Opioid death rate in West Virginia may be slowing

Maybe, just maybe, the number of deaths from opioid addiction in West Virginia is beginning to slow down.

Midyear figures released by the State Department of Health and Human Resources project 498 opioid-related deaths through June.  That puts West Virginia on course to set a record for overdose deaths from opioids.

However, State Health Officer and Commissioner of DHHR’s Bureau for Public Health, Dr. Rahul Gupta, says comparing the numbers to previous figures shows some potential progress.

The number of opioid-related deaths in the first half of 2016 reached 356.  That number for the same period in 2017 shot up to 469, an increase of 32 percent.  The rise for the first six months of 2018 is only 12 percent.

“The curve is flattening,” Gupta said on Talkline Monday.  “It’s a little early to say, but we are seeing some encouraging numbers.”

West Virginia could use some hopeful news on the drug problem, which has destroyed the lives of individuals and families, decimated communities, increased crime and made it more difficult for employers to find drug-free workers. Gupta believes several of the prevention steps that have been taken are working.

For example, more communities are using quick response teams. These small groups of health and law enforcement professionals visit drug addicts within several days of surviving an overdose to try to get people into treatment.

“These are the people that would otherwise have not gotten any help,” Gupta said. “It helps us connect people to treatment, to recovery.”

Additionally, Gupta says a new law went into effect last month that will curb opioid prescription in the state. The Opioid Reduction Act limits doctors to prescribing a seven-day supply of the powerful pain killers, requires doctors to discuss pain treatment alternatives and addiction risks, and makes it harder for the patient to get a refill.

“We hope that… for the first time in the history of our state we’ll actually start to have meaningful declines in opioid prescribing,” Gupta said.

Meanwhile, federal investigators in West Virginia are getting more help in taking down drug dealers.  West Virginia is one of eight states with high drug overdose death rates (the others are New Hampshire, California, Kentucky, Maine, Ohio, Pennsylvania and Tennessee) that are receiving additional manpower to go after dealers of synthetic opioids.
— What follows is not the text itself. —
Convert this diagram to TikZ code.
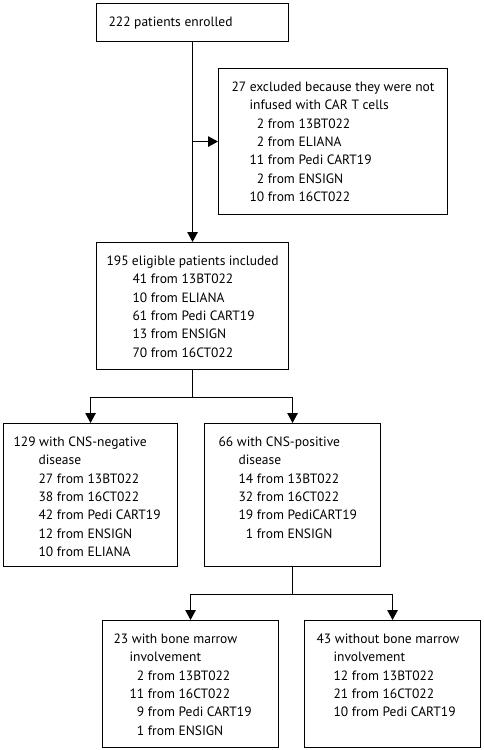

“I want to be clear about this: We’re not focusing on users, but on those who are supplying them with deadly drugs,” said Attorney General Jeff Sessions.

Gupta’s figures, although grim, offer a ray of hope. The epidemic is so bad that we could not expect the trend in overdose deaths to reverse quickly.  The more reasonable expectation is to slow the spiraling death rate, and the 2018 figures indicate that may finally be happening.